* [AIM] In this exercise, print only the lines of the records below from the one with "Give me the Plotly source for this chart." through the one with "y_ticks = [0, 2, 4]", inclusive. Pictures are not part of the copy.

◆ ◆ ◆ ◆

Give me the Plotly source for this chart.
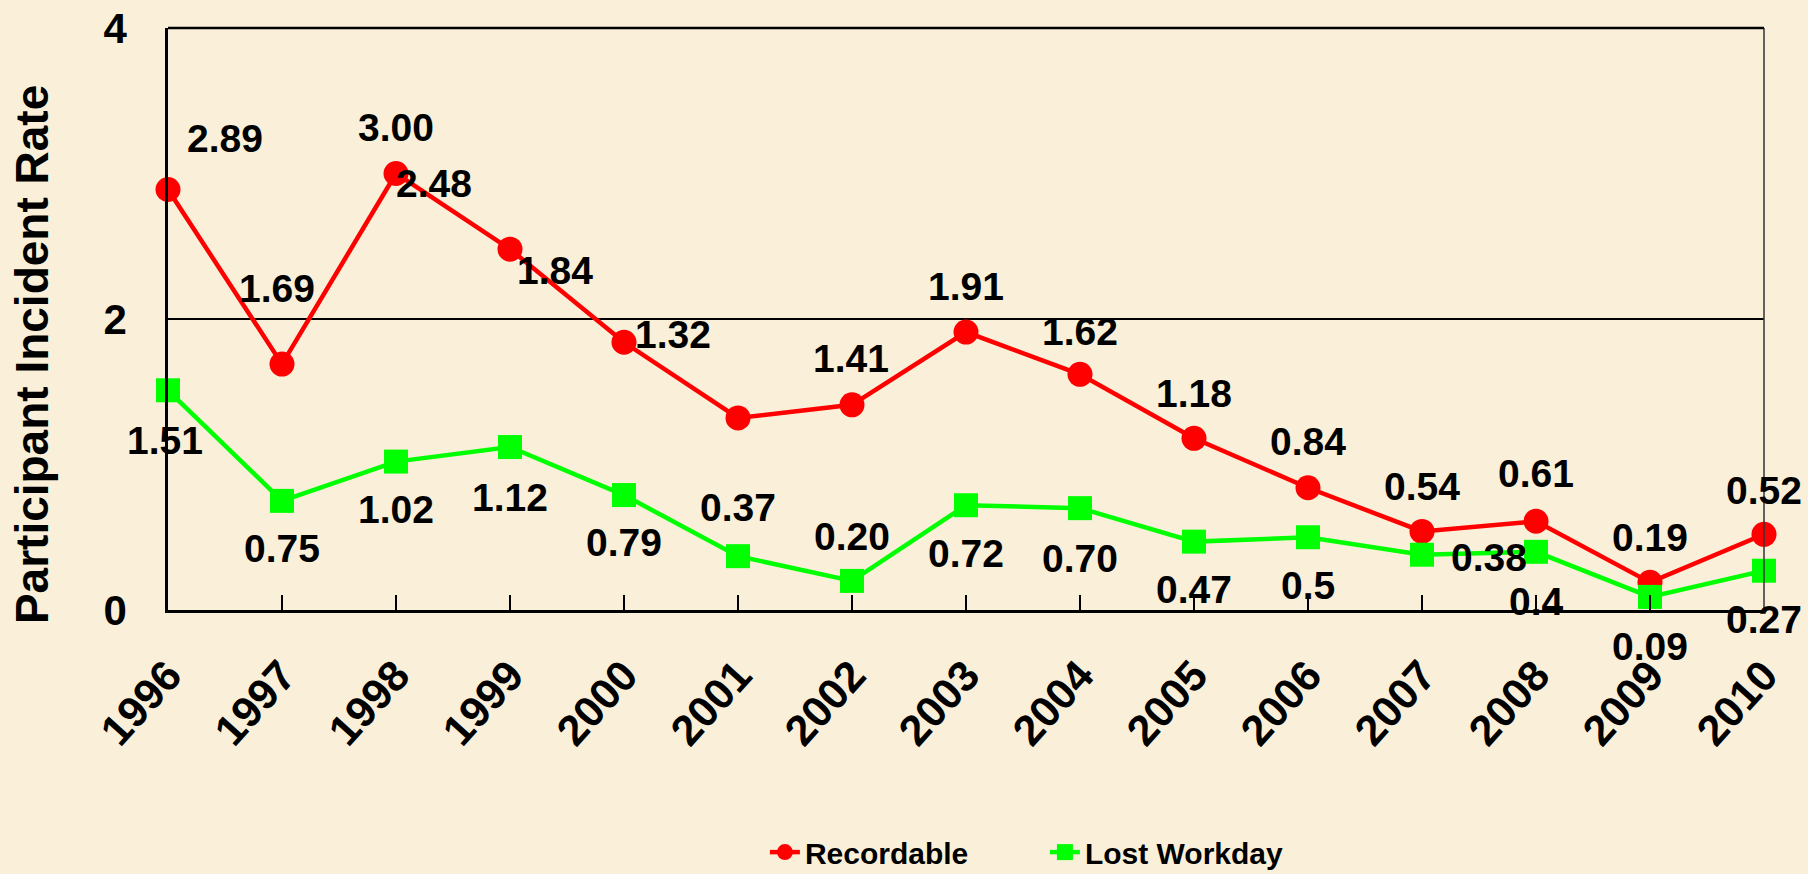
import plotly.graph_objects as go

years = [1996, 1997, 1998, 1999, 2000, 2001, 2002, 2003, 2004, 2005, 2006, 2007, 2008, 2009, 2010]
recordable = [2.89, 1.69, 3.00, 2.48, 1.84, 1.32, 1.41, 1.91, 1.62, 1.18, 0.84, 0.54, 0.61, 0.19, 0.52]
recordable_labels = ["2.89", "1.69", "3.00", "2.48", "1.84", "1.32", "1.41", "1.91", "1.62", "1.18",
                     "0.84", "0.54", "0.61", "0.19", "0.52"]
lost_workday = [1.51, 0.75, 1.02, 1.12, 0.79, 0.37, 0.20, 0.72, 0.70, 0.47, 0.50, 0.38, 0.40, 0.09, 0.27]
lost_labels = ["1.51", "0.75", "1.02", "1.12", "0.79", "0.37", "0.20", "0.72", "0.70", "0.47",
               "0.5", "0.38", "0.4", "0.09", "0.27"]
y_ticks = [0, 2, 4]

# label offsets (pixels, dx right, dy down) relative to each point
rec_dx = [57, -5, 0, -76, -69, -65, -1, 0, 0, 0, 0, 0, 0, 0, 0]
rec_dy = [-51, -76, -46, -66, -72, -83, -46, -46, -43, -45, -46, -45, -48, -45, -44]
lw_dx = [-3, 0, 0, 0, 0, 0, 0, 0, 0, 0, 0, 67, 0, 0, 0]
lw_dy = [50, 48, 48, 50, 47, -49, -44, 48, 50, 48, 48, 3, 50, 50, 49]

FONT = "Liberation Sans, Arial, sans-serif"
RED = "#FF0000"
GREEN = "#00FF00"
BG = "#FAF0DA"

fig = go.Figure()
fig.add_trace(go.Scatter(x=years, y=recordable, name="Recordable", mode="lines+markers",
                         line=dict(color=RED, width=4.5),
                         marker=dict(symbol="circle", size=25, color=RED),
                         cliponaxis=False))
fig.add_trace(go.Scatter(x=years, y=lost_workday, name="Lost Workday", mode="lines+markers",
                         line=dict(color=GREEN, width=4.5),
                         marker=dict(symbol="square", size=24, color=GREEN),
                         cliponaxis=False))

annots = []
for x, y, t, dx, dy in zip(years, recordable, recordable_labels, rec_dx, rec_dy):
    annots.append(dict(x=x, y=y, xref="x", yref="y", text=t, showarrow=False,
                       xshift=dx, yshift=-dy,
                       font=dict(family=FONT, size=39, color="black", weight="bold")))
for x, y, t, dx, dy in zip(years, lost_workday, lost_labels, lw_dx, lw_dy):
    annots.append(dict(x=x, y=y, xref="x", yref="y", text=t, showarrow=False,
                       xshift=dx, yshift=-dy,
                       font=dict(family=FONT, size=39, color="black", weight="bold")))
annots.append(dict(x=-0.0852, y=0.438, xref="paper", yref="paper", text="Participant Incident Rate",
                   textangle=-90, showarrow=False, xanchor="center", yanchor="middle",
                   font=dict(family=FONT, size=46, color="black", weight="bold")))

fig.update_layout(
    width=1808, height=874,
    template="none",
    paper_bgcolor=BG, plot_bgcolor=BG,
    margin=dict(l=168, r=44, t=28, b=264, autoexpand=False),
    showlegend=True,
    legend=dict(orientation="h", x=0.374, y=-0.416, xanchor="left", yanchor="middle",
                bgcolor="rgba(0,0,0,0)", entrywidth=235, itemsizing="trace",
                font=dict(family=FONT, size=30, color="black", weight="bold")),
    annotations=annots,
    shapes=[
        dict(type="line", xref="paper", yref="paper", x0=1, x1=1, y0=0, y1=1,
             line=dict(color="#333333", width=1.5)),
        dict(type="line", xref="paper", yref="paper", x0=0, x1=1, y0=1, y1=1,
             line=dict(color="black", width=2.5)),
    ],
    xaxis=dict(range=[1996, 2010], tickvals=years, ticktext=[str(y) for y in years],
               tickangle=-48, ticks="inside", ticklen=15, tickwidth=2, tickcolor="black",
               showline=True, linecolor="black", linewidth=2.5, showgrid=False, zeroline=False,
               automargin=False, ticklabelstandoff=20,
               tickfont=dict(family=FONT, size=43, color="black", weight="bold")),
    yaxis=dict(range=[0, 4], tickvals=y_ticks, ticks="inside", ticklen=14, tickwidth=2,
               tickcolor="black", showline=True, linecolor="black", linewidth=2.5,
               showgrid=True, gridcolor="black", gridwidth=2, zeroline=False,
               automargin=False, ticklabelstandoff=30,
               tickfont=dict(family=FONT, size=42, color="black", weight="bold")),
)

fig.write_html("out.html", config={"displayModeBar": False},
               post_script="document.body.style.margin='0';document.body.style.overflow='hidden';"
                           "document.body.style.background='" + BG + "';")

◆ ◆ ◆ ◆

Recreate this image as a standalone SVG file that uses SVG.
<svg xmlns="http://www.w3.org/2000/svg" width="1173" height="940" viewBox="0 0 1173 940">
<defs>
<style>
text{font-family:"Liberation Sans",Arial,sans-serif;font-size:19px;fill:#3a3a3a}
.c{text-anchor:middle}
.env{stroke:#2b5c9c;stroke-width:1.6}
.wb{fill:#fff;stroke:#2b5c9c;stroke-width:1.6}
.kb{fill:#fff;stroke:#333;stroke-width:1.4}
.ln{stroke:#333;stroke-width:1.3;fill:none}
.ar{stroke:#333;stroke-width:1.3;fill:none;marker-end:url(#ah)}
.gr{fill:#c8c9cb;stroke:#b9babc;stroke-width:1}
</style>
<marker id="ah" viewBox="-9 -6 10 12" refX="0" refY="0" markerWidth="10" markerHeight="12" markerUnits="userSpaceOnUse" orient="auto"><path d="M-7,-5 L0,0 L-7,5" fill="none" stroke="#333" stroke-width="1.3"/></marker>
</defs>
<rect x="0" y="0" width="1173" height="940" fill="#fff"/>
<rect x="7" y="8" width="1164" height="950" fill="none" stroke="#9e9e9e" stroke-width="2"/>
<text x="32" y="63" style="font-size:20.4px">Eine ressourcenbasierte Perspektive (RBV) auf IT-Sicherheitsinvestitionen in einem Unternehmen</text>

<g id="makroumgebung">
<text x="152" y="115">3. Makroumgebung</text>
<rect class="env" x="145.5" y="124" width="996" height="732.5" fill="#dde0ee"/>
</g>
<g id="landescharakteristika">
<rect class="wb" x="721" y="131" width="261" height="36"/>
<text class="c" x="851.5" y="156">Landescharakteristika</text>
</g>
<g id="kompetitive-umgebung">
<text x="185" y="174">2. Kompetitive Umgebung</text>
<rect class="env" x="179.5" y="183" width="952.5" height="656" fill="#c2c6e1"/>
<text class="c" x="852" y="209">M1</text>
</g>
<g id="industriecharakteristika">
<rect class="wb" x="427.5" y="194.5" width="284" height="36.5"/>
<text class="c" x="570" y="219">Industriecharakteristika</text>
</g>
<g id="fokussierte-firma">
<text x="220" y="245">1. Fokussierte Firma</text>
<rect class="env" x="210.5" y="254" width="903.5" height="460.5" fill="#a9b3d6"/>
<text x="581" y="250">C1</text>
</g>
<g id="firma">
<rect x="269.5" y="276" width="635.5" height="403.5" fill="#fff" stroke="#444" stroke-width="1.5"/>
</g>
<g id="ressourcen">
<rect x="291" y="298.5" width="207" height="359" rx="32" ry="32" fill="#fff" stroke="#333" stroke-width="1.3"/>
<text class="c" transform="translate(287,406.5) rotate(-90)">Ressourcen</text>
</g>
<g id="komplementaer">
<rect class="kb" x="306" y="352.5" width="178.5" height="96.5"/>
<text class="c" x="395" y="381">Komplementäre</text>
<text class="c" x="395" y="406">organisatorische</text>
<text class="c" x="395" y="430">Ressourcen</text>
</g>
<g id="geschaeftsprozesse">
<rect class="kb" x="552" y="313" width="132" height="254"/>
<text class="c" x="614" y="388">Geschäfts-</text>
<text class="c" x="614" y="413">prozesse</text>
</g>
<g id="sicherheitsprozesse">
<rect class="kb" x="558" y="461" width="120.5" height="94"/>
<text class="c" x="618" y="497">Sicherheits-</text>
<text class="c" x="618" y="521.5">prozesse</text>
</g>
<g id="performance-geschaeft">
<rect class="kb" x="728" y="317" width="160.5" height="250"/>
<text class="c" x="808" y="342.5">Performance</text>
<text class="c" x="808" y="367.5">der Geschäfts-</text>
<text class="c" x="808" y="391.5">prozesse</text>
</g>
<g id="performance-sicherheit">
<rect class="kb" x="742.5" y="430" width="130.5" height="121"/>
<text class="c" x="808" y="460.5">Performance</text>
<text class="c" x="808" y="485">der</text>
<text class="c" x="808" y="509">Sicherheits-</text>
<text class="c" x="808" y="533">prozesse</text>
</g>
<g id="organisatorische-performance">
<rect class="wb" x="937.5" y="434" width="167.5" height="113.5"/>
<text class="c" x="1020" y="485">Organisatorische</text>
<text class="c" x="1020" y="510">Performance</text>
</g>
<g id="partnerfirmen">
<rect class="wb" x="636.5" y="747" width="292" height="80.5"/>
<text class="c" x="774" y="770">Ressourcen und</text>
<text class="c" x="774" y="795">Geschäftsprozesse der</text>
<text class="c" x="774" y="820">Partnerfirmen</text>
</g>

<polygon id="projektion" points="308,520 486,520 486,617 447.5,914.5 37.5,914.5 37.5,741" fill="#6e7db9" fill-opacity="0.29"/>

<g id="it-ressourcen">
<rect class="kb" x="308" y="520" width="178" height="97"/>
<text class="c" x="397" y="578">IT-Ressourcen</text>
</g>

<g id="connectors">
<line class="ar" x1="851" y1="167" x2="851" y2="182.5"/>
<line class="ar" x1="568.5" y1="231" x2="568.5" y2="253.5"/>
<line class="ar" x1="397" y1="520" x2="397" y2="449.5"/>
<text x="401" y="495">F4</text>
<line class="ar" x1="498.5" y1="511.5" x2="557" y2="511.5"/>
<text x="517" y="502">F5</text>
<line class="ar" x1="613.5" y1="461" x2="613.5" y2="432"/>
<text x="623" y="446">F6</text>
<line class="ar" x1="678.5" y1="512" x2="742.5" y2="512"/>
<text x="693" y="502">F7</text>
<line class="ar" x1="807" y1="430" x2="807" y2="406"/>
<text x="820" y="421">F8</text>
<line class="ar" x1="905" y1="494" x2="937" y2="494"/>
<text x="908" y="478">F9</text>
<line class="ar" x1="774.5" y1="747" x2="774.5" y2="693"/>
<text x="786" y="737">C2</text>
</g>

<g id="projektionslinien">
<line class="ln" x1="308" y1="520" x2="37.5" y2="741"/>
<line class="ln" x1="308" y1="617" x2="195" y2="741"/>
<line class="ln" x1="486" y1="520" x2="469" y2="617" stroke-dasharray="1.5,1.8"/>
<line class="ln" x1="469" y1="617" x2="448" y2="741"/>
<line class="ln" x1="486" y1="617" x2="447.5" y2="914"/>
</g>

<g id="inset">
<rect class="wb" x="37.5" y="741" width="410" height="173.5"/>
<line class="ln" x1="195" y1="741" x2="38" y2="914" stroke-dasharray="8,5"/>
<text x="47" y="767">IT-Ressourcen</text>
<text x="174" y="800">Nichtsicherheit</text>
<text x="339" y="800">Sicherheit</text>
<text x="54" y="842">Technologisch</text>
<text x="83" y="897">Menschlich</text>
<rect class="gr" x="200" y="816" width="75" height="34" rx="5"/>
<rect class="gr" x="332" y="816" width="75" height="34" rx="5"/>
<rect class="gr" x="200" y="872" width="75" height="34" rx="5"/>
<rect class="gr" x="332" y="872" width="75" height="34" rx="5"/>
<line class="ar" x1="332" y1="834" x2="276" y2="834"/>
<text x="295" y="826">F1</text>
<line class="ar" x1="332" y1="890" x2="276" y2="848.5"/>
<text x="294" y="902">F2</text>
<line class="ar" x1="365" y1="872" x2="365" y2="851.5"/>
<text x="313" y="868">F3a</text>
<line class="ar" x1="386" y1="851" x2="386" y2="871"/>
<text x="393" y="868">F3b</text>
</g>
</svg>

◆ ◆ ◆ ◆

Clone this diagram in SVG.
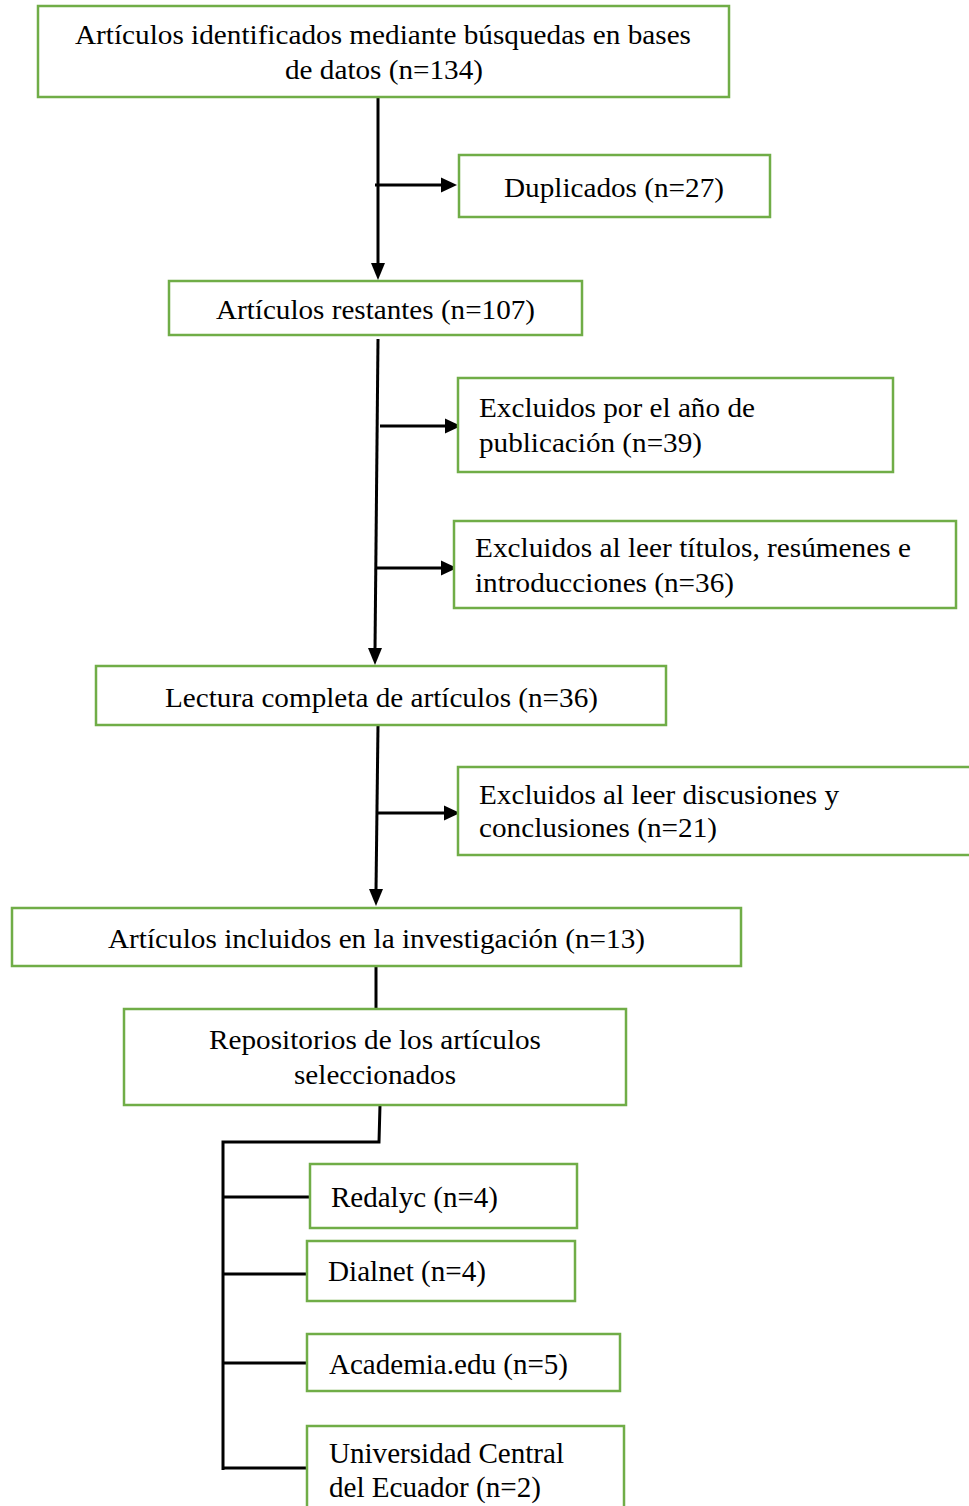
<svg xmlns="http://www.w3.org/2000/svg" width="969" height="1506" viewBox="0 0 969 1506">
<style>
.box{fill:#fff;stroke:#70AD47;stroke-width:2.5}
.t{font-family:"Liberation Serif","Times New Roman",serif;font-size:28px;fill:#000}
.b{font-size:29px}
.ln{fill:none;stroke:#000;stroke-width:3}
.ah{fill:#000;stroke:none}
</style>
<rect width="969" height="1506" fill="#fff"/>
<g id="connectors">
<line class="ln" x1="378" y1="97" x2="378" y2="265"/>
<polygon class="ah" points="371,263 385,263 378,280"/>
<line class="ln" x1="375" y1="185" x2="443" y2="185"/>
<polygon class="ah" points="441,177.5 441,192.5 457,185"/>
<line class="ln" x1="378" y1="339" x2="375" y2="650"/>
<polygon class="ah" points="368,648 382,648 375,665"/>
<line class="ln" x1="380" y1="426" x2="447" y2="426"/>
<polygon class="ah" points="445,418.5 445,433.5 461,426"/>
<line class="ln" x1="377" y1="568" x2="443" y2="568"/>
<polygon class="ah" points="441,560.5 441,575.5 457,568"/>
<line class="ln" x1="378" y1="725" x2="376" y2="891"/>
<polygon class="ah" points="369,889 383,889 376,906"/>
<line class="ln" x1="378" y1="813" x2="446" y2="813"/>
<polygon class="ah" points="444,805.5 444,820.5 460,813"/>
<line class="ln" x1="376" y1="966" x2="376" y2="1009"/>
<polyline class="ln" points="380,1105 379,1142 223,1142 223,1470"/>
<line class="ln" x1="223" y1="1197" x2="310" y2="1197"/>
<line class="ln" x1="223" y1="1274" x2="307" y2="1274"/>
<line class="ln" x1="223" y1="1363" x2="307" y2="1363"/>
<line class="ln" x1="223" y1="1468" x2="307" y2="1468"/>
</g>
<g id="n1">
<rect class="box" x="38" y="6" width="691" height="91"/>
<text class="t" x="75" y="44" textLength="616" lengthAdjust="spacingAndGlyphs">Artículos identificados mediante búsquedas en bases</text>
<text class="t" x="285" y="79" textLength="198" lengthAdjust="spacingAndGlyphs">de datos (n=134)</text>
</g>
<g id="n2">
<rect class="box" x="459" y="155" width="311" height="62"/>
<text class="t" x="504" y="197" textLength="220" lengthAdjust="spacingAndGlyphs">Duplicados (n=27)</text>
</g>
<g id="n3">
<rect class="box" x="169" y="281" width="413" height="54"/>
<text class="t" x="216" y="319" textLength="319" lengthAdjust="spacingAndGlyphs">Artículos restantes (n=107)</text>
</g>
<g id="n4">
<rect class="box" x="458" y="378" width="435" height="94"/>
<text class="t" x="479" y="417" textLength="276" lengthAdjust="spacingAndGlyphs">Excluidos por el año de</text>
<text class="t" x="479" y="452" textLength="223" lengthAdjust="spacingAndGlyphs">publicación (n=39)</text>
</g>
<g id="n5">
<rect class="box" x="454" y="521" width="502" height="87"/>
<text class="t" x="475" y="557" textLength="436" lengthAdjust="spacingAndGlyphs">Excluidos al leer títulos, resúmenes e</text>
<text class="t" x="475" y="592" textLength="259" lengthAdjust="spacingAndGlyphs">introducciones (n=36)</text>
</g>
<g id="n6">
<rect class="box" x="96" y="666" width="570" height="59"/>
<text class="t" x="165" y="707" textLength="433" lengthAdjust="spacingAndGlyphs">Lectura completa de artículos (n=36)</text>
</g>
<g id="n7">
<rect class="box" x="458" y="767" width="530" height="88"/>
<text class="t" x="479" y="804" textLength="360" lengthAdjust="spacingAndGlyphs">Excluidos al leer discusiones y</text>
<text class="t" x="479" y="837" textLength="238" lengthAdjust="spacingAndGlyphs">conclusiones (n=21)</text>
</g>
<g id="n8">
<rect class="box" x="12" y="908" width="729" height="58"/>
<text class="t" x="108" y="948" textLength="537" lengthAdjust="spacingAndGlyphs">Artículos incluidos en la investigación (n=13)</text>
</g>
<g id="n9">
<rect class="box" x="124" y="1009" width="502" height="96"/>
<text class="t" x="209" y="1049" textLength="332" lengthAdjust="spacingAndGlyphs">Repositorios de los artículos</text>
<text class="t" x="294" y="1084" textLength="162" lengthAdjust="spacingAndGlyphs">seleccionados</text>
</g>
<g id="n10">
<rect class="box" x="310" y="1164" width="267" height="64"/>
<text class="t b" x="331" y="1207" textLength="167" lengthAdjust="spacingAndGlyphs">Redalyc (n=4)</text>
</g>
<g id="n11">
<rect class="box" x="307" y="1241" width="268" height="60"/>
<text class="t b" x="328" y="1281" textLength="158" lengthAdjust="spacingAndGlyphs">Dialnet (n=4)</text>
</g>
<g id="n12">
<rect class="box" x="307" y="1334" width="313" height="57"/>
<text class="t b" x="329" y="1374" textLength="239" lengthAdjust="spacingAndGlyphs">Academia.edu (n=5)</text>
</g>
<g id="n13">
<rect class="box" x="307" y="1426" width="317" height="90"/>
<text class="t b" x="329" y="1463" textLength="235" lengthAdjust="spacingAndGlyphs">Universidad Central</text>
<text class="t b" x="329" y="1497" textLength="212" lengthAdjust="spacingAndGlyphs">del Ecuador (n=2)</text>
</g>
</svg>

◆ ◆ ◆ ◆

* [THE COMPLETED TASK]
Give me the Plotly source for this chart.
import plotly.graph_objects as go

years = [1996, 1997, 1998, 1999, 2000, 2001, 2002, 2003, 2004, 2005, 2006, 2007, 2008, 2009, 2010]
recordable = [2.89, 1.69, 3.00, 2.48, 1.84, 1.32, 1.41, 1.91, 1.62, 1.18, 0.84, 0.54, 0.61, 0.19, 0.52]
recordable_labels = ["2.89", "1.69", "3.00", "2.48", "1.84", "1.32", "1.41", "1.91", "1.62", "1.18",
                     "0.84", "0.54", "0.61", "0.19", "0.52"]
lost_workday = [1.51, 0.75, 1.02, 1.12, 0.79, 0.37, 0.20, 0.72, 0.70, 0.47, 0.50, 0.38, 0.40, 0.09, 0.27]
lost_labels = ["1.51", "0.75", "1.02", "1.12", "0.79", "0.37", "0.20", "0.72", "0.70", "0.47",
               "0.5", "0.38", "0.4", "0.09", "0.27"]
y_ticks = [0, 2, 4]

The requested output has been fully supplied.